DATASET SECTION start

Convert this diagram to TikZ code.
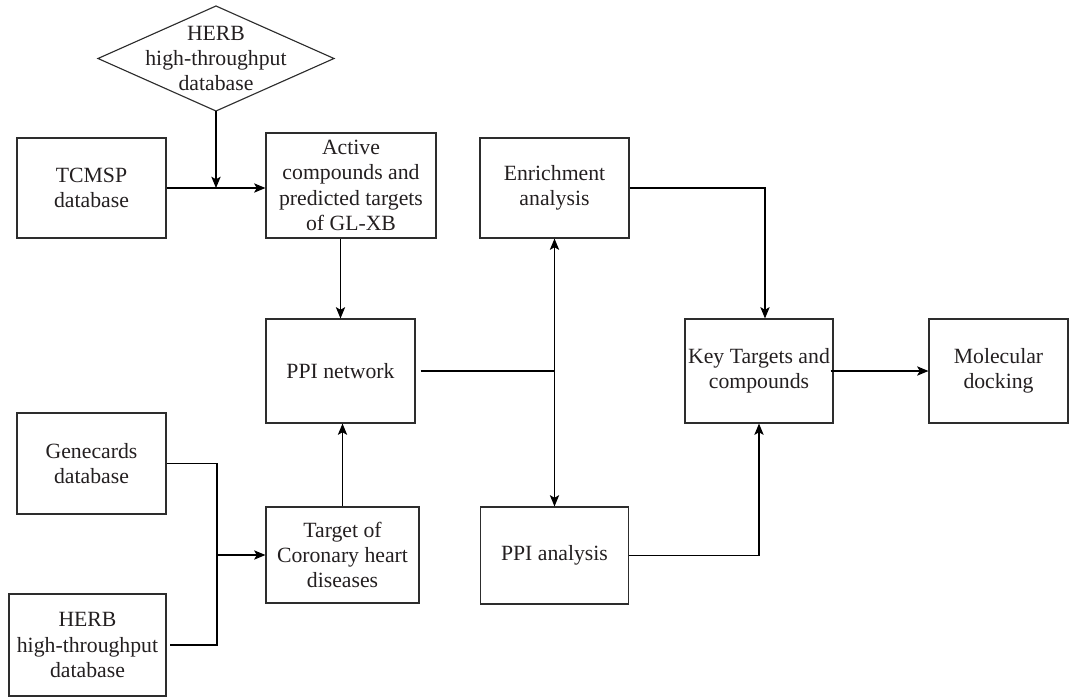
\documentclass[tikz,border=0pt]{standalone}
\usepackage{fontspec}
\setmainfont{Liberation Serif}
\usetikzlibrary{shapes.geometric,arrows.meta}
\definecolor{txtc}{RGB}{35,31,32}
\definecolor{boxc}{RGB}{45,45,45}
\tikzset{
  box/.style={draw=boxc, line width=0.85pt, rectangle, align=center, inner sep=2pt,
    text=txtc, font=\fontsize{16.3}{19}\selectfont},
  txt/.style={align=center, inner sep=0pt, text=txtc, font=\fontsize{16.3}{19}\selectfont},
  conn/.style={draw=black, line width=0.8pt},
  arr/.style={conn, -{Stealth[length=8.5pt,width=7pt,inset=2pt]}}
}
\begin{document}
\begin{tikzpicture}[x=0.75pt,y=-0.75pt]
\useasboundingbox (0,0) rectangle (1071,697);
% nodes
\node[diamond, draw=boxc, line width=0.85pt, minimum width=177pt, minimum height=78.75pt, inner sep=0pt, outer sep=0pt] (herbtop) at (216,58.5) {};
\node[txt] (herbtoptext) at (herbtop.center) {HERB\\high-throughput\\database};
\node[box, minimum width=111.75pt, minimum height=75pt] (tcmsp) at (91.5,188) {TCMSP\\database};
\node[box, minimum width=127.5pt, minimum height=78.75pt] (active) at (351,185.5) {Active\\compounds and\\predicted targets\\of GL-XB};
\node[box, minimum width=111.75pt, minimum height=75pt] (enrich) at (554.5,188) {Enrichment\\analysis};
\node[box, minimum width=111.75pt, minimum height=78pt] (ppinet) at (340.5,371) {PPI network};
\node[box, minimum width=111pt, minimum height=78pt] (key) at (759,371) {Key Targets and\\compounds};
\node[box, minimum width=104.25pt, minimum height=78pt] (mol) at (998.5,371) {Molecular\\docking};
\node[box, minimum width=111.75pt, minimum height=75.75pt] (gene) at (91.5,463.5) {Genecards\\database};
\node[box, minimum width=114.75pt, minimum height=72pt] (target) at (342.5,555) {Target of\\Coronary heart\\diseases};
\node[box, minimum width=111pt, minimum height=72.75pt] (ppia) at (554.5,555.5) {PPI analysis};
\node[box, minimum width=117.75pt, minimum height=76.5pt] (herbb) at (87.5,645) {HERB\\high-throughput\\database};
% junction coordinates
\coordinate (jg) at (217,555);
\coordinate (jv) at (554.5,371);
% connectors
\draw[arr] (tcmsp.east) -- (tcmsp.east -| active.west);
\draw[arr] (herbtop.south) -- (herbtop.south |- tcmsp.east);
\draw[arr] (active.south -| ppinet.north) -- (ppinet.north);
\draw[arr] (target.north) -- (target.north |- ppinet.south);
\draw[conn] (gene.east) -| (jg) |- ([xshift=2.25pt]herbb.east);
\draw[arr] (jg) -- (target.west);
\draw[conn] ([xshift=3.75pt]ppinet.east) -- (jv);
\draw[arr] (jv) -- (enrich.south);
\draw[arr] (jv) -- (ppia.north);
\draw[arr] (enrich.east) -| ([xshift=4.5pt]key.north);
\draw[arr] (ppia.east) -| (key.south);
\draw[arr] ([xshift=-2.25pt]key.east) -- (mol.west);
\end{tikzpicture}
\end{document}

DATASET SECTION end

§ SET EXERCISE
Quote the data above in full and without alteration; skip the pictures.

§ OUTPUT BELOW
Convert this diagram to TikZ code.
\documentclass[tikz,border=0pt]{standalone}
\usepackage{fontspec}
\setmainfont{Liberation Serif}
\usetikzlibrary{shapes.geometric,arrows.meta}
\definecolor{txtc}{RGB}{35,31,32}
\definecolor{boxc}{RGB}{45,45,45}
\tikzset{
  box/.style={draw=boxc, line width=0.85pt, rectangle, align=center, inner sep=2pt,
    text=txtc, font=\fontsize{16.3}{19}\selectfont},
  txt/.style={align=center, inner sep=0pt, text=txtc, font=\fontsize{16.3}{19}\selectfont},
  conn/.style={draw=black, line width=0.8pt},
  arr/.style={conn, -{Stealth[length=8.5pt,width=7pt,inset=2pt]}}
}
\begin{document}
\begin{tikzpicture}[x=0.75pt,y=-0.75pt]
\useasboundingbox (0,0) rectangle (1071,697);
% nodes
\node[diamond, draw=boxc, line width=0.85pt, minimum width=177pt, minimum height=78.75pt, inner sep=0pt, outer sep=0pt] (herbtop) at (216,58.5) {};
\node[txt] (herbtoptext) at (herbtop.center) {HERB\\high-throughput\\database};
\node[box, minimum width=111.75pt, minimum height=75pt] (tcmsp) at (91.5,188) {TCMSP\\database};
\node[box, minimum width=127.5pt, minimum height=78.75pt] (active) at (351,185.5) {Active\\compounds and\\predicted targets\\of GL-XB};
\node[box, minimum width=111.75pt, minimum height=75pt] (enrich) at (554.5,188) {Enrichment\\analysis};
\node[box, minimum width=111.75pt, minimum height=78pt] (ppinet) at (340.5,371) {PPI network};
\node[box, minimum width=111pt, minimum height=78pt] (key) at (759,371) {Key Targets and\\compounds};
\node[box, minimum width=104.25pt, minimum height=78pt] (mol) at (998.5,371) {Molecular\\docking};
\node[box, minimum width=111.75pt, minimum height=75.75pt] (gene) at (91.5,463.5) {Genecards\\database};
\node[box, minimum width=114.75pt, minimum height=72pt] (target) at (342.5,555) {Target of\\Coronary heart\\diseases};
\node[box, minimum width=111pt, minimum height=72.75pt] (ppia) at (554.5,555.5) {PPI analysis};
\node[box, minimum width=117.75pt, minimum height=76.5pt] (herbb) at (87.5,645) {HERB\\high-throughput\\database};
% junction coordinates
\coordinate (jg) at (217,555);
\coordinate (jv) at (554.5,371);
% connectors
\draw[arr] (tcmsp.east) -- (tcmsp.east -| active.west);
\draw[arr] (herbtop.south) -- (herbtop.south |- tcmsp.east);
\draw[arr] (active.south -| ppinet.north) -- (ppinet.north);
\draw[arr] (target.north) -- (target.north |- ppinet.south);
\draw[conn] (gene.east) -| (jg) |- ([xshift=2.25pt]herbb.east);
\draw[arr] (jg) -- (target.west);
\draw[conn] ([xshift=3.75pt]ppinet.east) -- (jv);
\draw[arr] (jv) -- (enrich.south);
\draw[arr] (jv) -- (ppia.north);
\draw[arr] (enrich.east) -| ([xshift=4.5pt]key.north);
\draw[arr] (ppia.east) -| (key.south);
\draw[arr] ([xshift=-2.25pt]key.east) -- (mol.west);
\end{tikzpicture}
\end{document}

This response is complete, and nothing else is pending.